Звонит мне как-то Павел Исаакович Павловский. Работали с ним вместе когда-то давно в газете «Литература и жизнь» (впоследствии — «Литературная Россия»). Четыре года назад отняли у него ногу. Лежит, никуда не выходит. Начал вспоминать прошлое, войну. «Меня называют как? Жидом. А я дважды русский. Первое — честно воевал. Был командиром батареи всю войну. Траншеи, окопы, блиндажи — вот мое королевство. Второе — я внес что-то в русскую литературу. Моя „Элегия“ шла по многим театрам („Элегия“ — это пьеса о Тургеневе и актрисе Савиной). Тургенев читал свои „Вешние воды“ моему деду Исааку Яковлевичу Павловскому, псевдоним его Иван Яковлев. Об Исааке Яковлевиче — смотри в комментариях в пятнадцатитомном собрании сочинений Тургенева».

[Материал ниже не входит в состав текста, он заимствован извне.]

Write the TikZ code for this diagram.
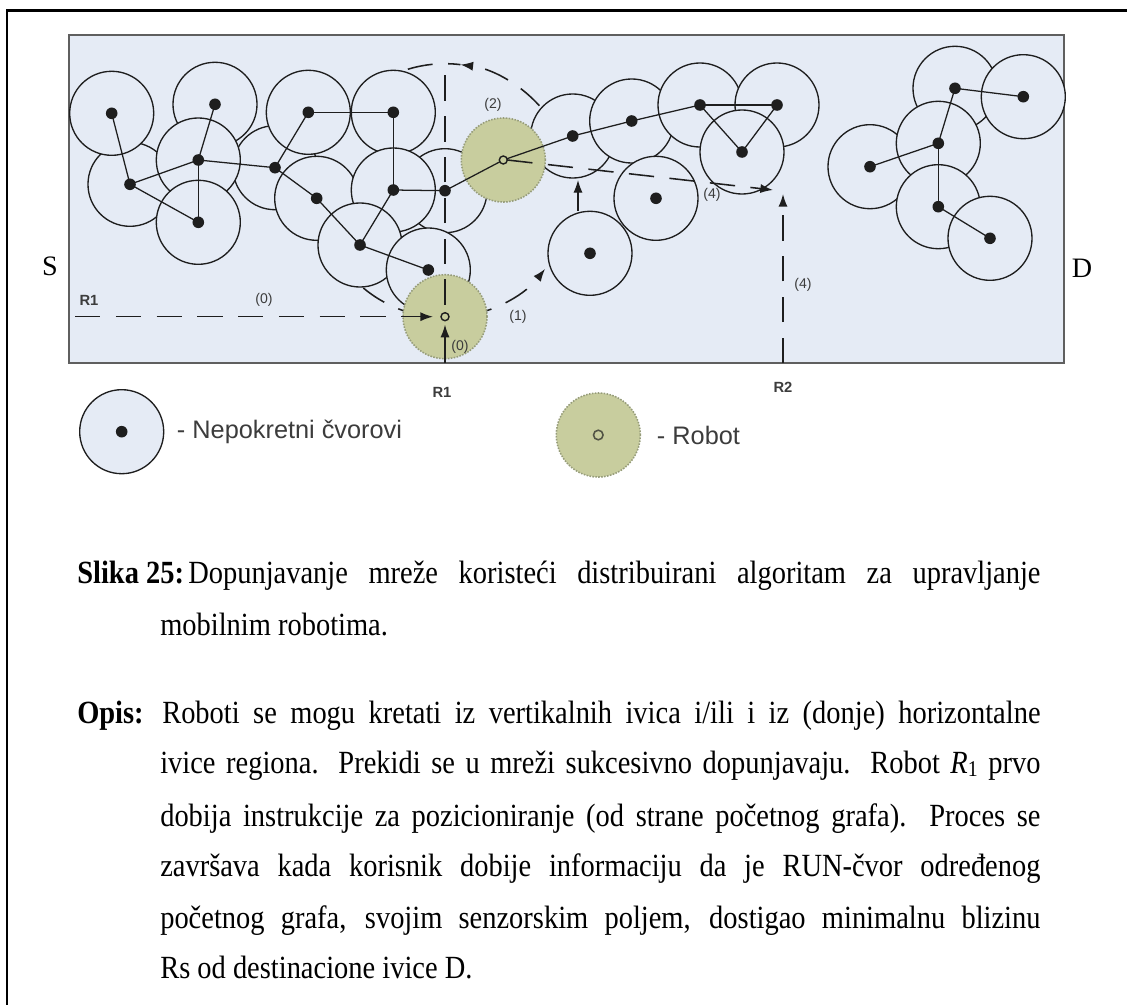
\documentclass[tikz,border=0pt]{standalone}
\usepackage{fontspec}
\setmainfont{Liberation Serif}
\setsansfont{Liberation Sans}
\newfontfamily\capfont[FakeStretch=0.88]{Liberation Serif}
\usetikzlibrary{arrows.meta}

\definecolor{fieldbg}{RGB}{229,235,245}
\definecolor{robotfill}{RGB}{200,205,158}
\definecolor{robotedge}{RGB}{150,156,122}
\definecolor{ink}{RGB}{30,30,30}
\definecolor{boxedge}{RGB}{95,95,95}
\definecolor{labelgray}{RGB}{60,60,60}

\tikzset{
  sensor/.style={circle, draw=ink, line width=0.95pt, fill=fieldbg,
    minimum size=2.1cm, inner sep=0pt},
  robot/.style={circle, draw=robotedge, densely dotted, line width=1.1pt,
    fill=robotfill, minimum size=2.1cm, inner sep=0pt},
  link/.style={draw=ink, line width=0.9pt},
  track/.style={draw=ink, line width=1.1pt, dash pattern=on 18pt off 11pt},
  tipped/.style={-{Latex[length=9pt,width=6.5pt]}},
  lbl/.style={font=\sffamily\fontsize{10}{12}\selectfont, text=labelgray, inner sep=0pt},
  blbl/.style={font=\sffamily\bfseries\fontsize{10.5}{12}\selectfont, text=labelgray, inner sep=0pt},
  legendtext/.style={font=\sffamily\fontsize{18}{20}\selectfont, text=labelgray,
    inner sep=0pt, anchor=west},
  edgeletter/.style={font=\fontsize{20}{22}\selectfont, inner sep=0pt},
  captext/.style={font=\capfont\fontsize{23}{27}\selectfont, inner sep=0pt, anchor=base west},
}

\newcommand{\dotat}[1]{\fill[ink] (#1.center) circle[radius=0.145cm];}

\begin{document}
\begin{tikzpicture}[x=0.025cm, y=-0.025cm]
\useasboundingbox (0,0) rectangle (1127,1005);

% page frame
\draw[line width=1.7pt] (7,1015) -- (7,10.5) -- (1140,10.5);

% sensing field
\draw[boxedge, line width=1.5pt, fill=fieldbg] (69,35) rectangle (1064,363);

% sensor discs, back to front
\node[sensor] (f) at (275,167.7) {};
\node[sensor] (c) at (130,184.3) {};
\node[sensor] (a) at (111.7,113.3) {};
\node[sensor] (b) at (215,104.3) {};
\node[sensor] (d) at (198.3,160) {};
\node[sensor] (e) at (198.3,222.3) {};
\node[sensor] (l) at (445,190.7) {};
\node[sensor] (i) at (316.7,198.3) {};
\node[sensor] (g) at (308.3,112.3) {};
\node[sensor] (h) at (393.3,112.3) {};
\node[sensor] (k) at (393.3,190) {};
\node[sensor] (j) at (360,245) {};
\node[sensor] (m) at (428.3,270) {};
\node[sensor] (n) at (572.7,136) {};
\node[sensor] (o) at (631.7,121) {};
\node[sensor] (p) at (700,105) {};
\node[sensor] (s) at (777,105) {};
\node[sensor] (t) at (742,152) {};
\node[sensor] (r) at (656,198.3) {};
\node[sensor] (q) at (590,253.3) {};
\node[sensor] (u) at (955,88.3) {};
\node[sensor] (v) at (1023.3,96.7) {};
\node[sensor] (x) at (870,166.7) {};
\node[sensor] (w) at (938.3,143.3) {};
\node[sensor] (y) at (938.3,206.7) {};
\node[sensor] (z) at (990,238.3) {};

% circular sweep around node l
\draw[track] (l.center) ++(130:127) arc[start angle=130, end angle=108, radius=127];
\draw[track] (l.center) ++(-107:127) arc[start angle=-107, end angle=-83, radius=127];
\draw[track, tipped] (l.center) ++(-42:127) arc[start angle=-42, end angle=-83, radius=127];
\draw[track, tipped] (l.center) ++(80:127) arc[start angle=80, end angle=38, radius=127];

% robots
\node[robot] (rob2) at (503.3,160) {};
\node[robot] (rob1) at (445,316.7) {};

% links between nodes
\draw[link] (a.center) -- (c.center);
\draw[link] (c.center) -- (d.center);
\draw[link] (c.center) -- (e.center);
\draw[link] (d.center) -- (b.center);
\draw[link] (d.center) -- (e.center);
\draw[link] (d.center) -- (f.center);
\draw[link] (f.center) -- (g.center);
\draw[link] (g.center) -- (h.center);
\draw[link] (f.center) -- (i.center);
\draw[link] (i.center) -- (j.center);
\draw[link] (j.center) -- (k.center);
\draw[link] (j.center) -- (m.center);
\draw[link] (k.center) -- (h.center);
\draw[link] (k.center) -- (l.center);
\draw[link] (l.center) -- (rob2.center) -- (n.center) -- (o.center) -- (p.center);
\draw[link] (p.center) -- (s.center);
\draw[link] (p.center) -- (t.center);
\draw[link] (t.center) -- (s.center);
\draw[link] (u.center) -- (v.center);
\draw[link] (u.center) -- (w.center);
\draw[link] (w.center) -- (x.center);
\draw[link] (w.center) -- (y.center);
\draw[link] (y.center) -- (z.center);

% dots
\foreach \nd in {a,b,c,d,e,f,g,h,i,j,k,l,m,n,o,p,s,t,r,q,u,v,w,x,y,z}{\dotat{\nd}}

% robot positions
\draw[ink, line width=1pt, fill=robotfill] (rob1.center) circle[radius=0.1cm];
\draw[ink, line width=1pt, fill=robotfill] (rob2.center) circle[radius=0.1cm];

% movement paths
\coordinate (r1left) at (75,316.7);
\coordinate (r1bot) at (445,363);
\coordinate (r1top) at (445,63);
\coordinate (r2bot) at (783,363);
\coordinate (r2end) at (783,194);
\coordinate (sweepend) at (773,190);
\draw[track, tipped] (r1left) -- ([xshift=-0.3cm]rob1.center);
\draw[link, tipped] (r1bot) -- ([yshift=-0.2cm]rob1.center);
\draw[track] ([yshift=0.3cm]rob1.center) -- (r1top);
\draw[link, tipped] (q.north -| 578,0) -- (578,180);
\draw[track, tipped] ([xshift=0.1cm]rob2.center) -- (sweepend);
\draw[track, tipped] (r2bot) -- (r2end);

% labels
\node[blbl] (lr1a) at (89,300) {R1};
\node[lbl] (l0a) at (264,300) {(0)};
\node[lbl] (l0b) at (460,347) {(0)};
\node[lbl] (l1) at (518,317) {(1)};
\node[lbl] (l2) at (493,105) {(2)};
\node[lbl] (l4a) at (712,195) {(4)};
\node[lbl] (l4b) at (803,285) {(4)};
\node[blbl] (lr1b) at (442,392) {R1};
\node[blbl] (lr2) at (783,387) {R2};
\node[edgeletter] (lblS) at (50,266) {S};
\node[edgeletter] (lblD) at (1082,268) {D};

% legend
\node[sensor] (legsensor) at (121.7,431.7) {};
\dotat{legsensor}
\node[legendtext] (legsensortext) at (176.7,431.7) {- Nepokretni čvorovi};
\node[robot] (legrobot) at (598.3,435) {};
\draw[ink!70!robotfill, line width=1.1pt] (legrobot.center) circle[radius=0.12cm];
\node[legendtext] (legrobottext) at (656.7,435) {- Robot};

% caption
\node[captext] (capl) at (77,583) {\textbf{Slika 25:}};
\node[captext] (cap1) at (188,583) {\makebox[21.3cm][s]{Dopunjavanje mreže koristeći distribuirani algoritam za upravljanje}};
\node[captext] (cap2) at (160,635) {mobilnim robotima.};
\node[captext] (opl) at (77,723) {\textbf{Opis:}};
\node[captext] (op1) at (162,723) {\makebox[21.95cm][s]{Roboti se mogu kretati iz vertikalnih ivica i/ili i iz (donje) horizontalne}};
\node[captext] (op2) at (160,773) {\makebox[22cm][s]{ivice regiona. Prekidi se u mreži sukcesivno dopunjavaju. Robot \textit{R}\raisebox{-0.25ex}{\fontsize{16}{17}\selectfont 1} prvo}};
\node[captext] (op3) at (160,826) {\makebox[22cm][s]{dobija instrukcije za pozicioniranje (od strane početnog grafa). Proces se}};
\node[captext] (op4) at (160,876) {\makebox[22cm][s]{završava kada korisnik dobije informaciju da je RUN-čvor određenog}};
\node[captext] (op5) at (160,928) {\makebox[22cm][s]{početnog grafa, svojim senzorskim poljem, dostigao minimalnu blizinu}};
\node[captext] (op6) at (160,978) {Rs od destinacione ivice D.};
\end{tikzpicture}
\end{document}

Вспоминали мы нашу совместную работу в «Литературе и жизни», в отделе литературы и искусства, где я был заведующим. С приходом его в редакцию коридор, комнаты огласились громким великолепным бархатистым баритоном Павла Исааковича, даже на ходу всегда шумно приветливого с каждым встречным. Особенно неотразимо звучал его голос по телефону, вызывая нужных ему людей, вербуя новых авторов, предлагая и свои литературные услуги другим редакциям. Однажды ко мне приехали два младших брата, студенты, не могли нигде достать плащи. По моей просьбе Павел позвонил в магазин, и когда ребята пришли туда, директор встретил их, как посланцев министра.